DIRECTIONS:
Copy only what lies from the line containing "Give me the D3.js source for this chart." through the line containing "var x = d3.scaleLinear().domain([0, 5]).range([69, 589]);" in the entries below, keeping both end lines exact and dropping every picture.

TASK INPUTS:
★ ★ ★ ★ ★

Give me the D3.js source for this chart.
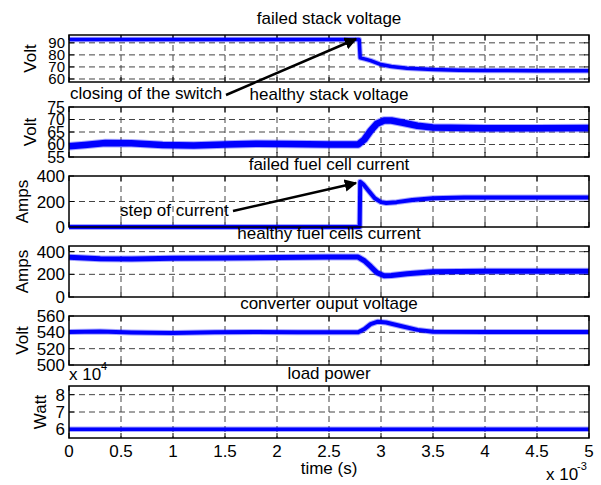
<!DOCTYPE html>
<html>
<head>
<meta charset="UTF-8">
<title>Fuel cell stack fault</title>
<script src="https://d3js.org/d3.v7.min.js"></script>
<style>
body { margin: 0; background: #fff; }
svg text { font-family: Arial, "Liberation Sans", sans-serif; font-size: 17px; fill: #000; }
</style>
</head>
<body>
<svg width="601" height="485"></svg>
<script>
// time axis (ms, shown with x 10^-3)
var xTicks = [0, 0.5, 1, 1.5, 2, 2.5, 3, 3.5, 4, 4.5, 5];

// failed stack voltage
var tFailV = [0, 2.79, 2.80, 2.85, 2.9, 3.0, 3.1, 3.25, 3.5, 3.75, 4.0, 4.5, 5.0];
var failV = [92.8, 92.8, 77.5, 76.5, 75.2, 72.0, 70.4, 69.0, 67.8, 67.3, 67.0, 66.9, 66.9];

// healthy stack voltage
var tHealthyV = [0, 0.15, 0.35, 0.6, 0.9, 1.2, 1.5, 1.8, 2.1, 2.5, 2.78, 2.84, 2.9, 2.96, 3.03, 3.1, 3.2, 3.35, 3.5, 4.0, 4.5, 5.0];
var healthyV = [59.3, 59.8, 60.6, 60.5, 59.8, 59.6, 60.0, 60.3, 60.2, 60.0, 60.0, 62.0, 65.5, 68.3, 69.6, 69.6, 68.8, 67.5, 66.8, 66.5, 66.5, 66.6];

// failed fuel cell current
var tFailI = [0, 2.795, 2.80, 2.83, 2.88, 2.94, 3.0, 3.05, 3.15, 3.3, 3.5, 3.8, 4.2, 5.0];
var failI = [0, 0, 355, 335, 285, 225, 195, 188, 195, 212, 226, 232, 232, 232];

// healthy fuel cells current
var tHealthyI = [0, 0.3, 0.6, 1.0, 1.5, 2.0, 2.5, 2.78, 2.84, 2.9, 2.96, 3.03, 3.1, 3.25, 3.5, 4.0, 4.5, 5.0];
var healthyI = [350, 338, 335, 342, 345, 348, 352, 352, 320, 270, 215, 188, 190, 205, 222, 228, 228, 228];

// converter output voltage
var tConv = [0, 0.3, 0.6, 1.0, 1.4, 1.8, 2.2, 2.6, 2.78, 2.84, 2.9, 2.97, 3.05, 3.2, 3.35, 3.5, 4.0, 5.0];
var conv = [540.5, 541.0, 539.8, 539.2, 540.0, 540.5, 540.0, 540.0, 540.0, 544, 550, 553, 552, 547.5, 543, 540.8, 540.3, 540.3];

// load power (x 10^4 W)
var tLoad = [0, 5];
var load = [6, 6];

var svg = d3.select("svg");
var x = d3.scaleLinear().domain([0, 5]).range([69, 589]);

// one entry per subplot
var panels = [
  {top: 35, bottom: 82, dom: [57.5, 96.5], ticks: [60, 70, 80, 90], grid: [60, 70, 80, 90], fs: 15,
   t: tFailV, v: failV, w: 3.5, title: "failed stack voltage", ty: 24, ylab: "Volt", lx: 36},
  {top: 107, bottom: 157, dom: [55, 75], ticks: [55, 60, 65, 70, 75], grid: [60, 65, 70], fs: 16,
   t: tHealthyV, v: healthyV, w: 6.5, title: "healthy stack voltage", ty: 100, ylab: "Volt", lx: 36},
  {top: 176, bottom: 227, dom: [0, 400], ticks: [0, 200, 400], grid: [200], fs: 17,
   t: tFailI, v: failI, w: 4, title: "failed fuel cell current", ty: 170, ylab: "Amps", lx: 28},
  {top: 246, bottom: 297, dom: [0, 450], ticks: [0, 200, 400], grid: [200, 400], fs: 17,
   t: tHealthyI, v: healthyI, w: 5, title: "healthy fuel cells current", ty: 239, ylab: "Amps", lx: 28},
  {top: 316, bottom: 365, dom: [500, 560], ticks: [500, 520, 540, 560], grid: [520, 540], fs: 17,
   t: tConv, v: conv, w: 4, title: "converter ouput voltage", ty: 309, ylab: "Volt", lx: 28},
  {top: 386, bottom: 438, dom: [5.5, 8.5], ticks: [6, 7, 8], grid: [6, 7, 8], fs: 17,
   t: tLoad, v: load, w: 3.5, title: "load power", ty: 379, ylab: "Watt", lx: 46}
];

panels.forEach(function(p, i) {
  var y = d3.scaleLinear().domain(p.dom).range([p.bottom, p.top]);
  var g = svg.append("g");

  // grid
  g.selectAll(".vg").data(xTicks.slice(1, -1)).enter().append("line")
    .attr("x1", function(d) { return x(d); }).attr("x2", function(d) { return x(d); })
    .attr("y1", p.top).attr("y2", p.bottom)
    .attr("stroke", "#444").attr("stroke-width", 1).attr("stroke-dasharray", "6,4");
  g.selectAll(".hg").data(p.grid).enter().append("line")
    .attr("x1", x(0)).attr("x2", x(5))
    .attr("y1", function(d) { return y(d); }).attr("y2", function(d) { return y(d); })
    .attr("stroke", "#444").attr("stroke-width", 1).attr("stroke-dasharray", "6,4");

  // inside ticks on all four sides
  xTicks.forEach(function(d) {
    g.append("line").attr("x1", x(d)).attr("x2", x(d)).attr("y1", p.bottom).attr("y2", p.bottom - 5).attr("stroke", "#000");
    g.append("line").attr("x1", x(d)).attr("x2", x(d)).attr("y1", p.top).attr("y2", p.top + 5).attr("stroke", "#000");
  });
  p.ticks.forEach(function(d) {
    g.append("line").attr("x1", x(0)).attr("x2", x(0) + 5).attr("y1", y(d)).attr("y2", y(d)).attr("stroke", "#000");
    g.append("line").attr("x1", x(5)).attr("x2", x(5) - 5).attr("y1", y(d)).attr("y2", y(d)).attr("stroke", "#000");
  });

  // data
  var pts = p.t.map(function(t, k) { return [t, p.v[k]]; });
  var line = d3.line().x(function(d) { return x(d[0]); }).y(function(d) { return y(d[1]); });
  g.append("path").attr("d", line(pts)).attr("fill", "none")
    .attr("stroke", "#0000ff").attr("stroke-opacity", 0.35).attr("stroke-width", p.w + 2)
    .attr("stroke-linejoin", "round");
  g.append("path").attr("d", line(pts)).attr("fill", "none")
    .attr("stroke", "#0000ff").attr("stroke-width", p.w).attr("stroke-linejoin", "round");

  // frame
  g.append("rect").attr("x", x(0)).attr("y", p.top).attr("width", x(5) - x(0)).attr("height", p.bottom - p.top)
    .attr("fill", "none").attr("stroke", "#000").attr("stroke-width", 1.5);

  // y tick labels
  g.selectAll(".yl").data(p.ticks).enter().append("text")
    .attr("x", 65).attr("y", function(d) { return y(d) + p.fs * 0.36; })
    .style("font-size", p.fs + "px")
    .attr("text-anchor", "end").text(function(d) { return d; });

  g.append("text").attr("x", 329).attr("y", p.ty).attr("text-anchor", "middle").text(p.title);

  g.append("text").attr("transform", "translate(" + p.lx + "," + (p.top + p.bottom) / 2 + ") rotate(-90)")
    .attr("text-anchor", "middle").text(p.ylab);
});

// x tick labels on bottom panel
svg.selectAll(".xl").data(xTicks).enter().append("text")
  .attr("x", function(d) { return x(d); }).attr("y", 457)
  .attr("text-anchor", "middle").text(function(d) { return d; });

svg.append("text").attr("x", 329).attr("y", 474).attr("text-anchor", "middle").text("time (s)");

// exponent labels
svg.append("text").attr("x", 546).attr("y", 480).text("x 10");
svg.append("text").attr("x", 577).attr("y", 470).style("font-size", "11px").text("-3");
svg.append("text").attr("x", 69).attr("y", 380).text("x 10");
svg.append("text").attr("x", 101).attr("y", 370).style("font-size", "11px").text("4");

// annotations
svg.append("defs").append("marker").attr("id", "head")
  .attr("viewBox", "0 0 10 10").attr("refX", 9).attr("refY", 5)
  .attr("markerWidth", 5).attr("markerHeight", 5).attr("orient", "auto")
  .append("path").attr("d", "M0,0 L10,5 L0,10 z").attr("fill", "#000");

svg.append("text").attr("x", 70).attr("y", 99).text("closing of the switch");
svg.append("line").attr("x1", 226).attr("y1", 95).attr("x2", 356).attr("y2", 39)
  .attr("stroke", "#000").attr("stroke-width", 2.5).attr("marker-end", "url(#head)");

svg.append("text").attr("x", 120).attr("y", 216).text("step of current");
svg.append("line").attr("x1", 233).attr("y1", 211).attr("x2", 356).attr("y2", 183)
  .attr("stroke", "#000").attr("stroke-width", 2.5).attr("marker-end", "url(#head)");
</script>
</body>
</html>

★ ★ ★ ★ ★

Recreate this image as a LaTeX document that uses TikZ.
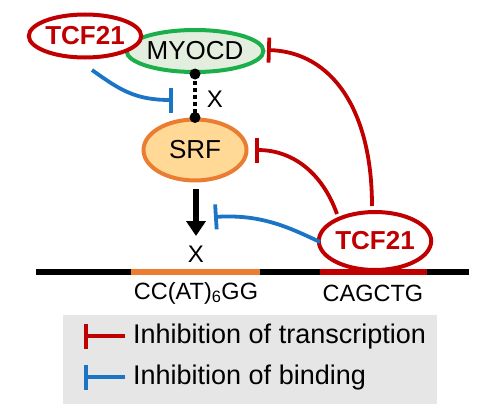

★ ★ ★ ★ ★

REPLY:
Give me the D3.js source for this chart.
<!DOCTYPE html>
<html>
<head>
<meta charset="UTF-8">
<title>Fuel cell stack fault</title>
<script src="https://d3js.org/d3.v7.min.js"></script>
<style>
body { margin: 0; background: #fff; }
svg text { font-family: Arial, "Liberation Sans", sans-serif; font-size: 17px; fill: #000; }
</style>
</head>
<body>
<svg width="601" height="485"></svg>
<script>
// time axis (ms, shown with x 10^-3)
var xTicks = [0, 0.5, 1, 1.5, 2, 2.5, 3, 3.5, 4, 4.5, 5];

// failed stack voltage
var tFailV = [0, 2.79, 2.80, 2.85, 2.9, 3.0, 3.1, 3.25, 3.5, 3.75, 4.0, 4.5, 5.0];
var failV = [92.8, 92.8, 77.5, 76.5, 75.2, 72.0, 70.4, 69.0, 67.8, 67.3, 67.0, 66.9, 66.9];

// healthy stack voltage
var tHealthyV = [0, 0.15, 0.35, 0.6, 0.9, 1.2, 1.5, 1.8, 2.1, 2.5, 2.78, 2.84, 2.9, 2.96, 3.03, 3.1, 3.2, 3.35, 3.5, 4.0, 4.5, 5.0];
var healthyV = [59.3, 59.8, 60.6, 60.5, 59.8, 59.6, 60.0, 60.3, 60.2, 60.0, 60.0, 62.0, 65.5, 68.3, 69.6, 69.6, 68.8, 67.5, 66.8, 66.5, 66.5, 66.6];

// failed fuel cell current
var tFailI = [0, 2.795, 2.80, 2.83, 2.88, 2.94, 3.0, 3.05, 3.15, 3.3, 3.5, 3.8, 4.2, 5.0];
var failI = [0, 0, 355, 335, 285, 225, 195, 188, 195, 212, 226, 232, 232, 232];

// healthy fuel cells current
var tHealthyI = [0, 0.3, 0.6, 1.0, 1.5, 2.0, 2.5, 2.78, 2.84, 2.9, 2.96, 3.03, 3.1, 3.25, 3.5, 4.0, 4.5, 5.0];
var healthyI = [350, 338, 335, 342, 345, 348, 352, 352, 320, 270, 215, 188, 190, 205, 222, 228, 228, 228];

// converter output voltage
var tConv = [0, 0.3, 0.6, 1.0, 1.4, 1.8, 2.2, 2.6, 2.78, 2.84, 2.9, 2.97, 3.05, 3.2, 3.35, 3.5, 4.0, 5.0];
var conv = [540.5, 541.0, 539.8, 539.2, 540.0, 540.5, 540.0, 540.0, 540.0, 544, 550, 553, 552, 547.5, 543, 540.8, 540.3, 540.3];

// load power (x 10^4 W)
var tLoad = [0, 5];
var load = [6, 6];

var svg = d3.select("svg");
var x = d3.scaleLinear().domain([0, 5]).range([69, 589]);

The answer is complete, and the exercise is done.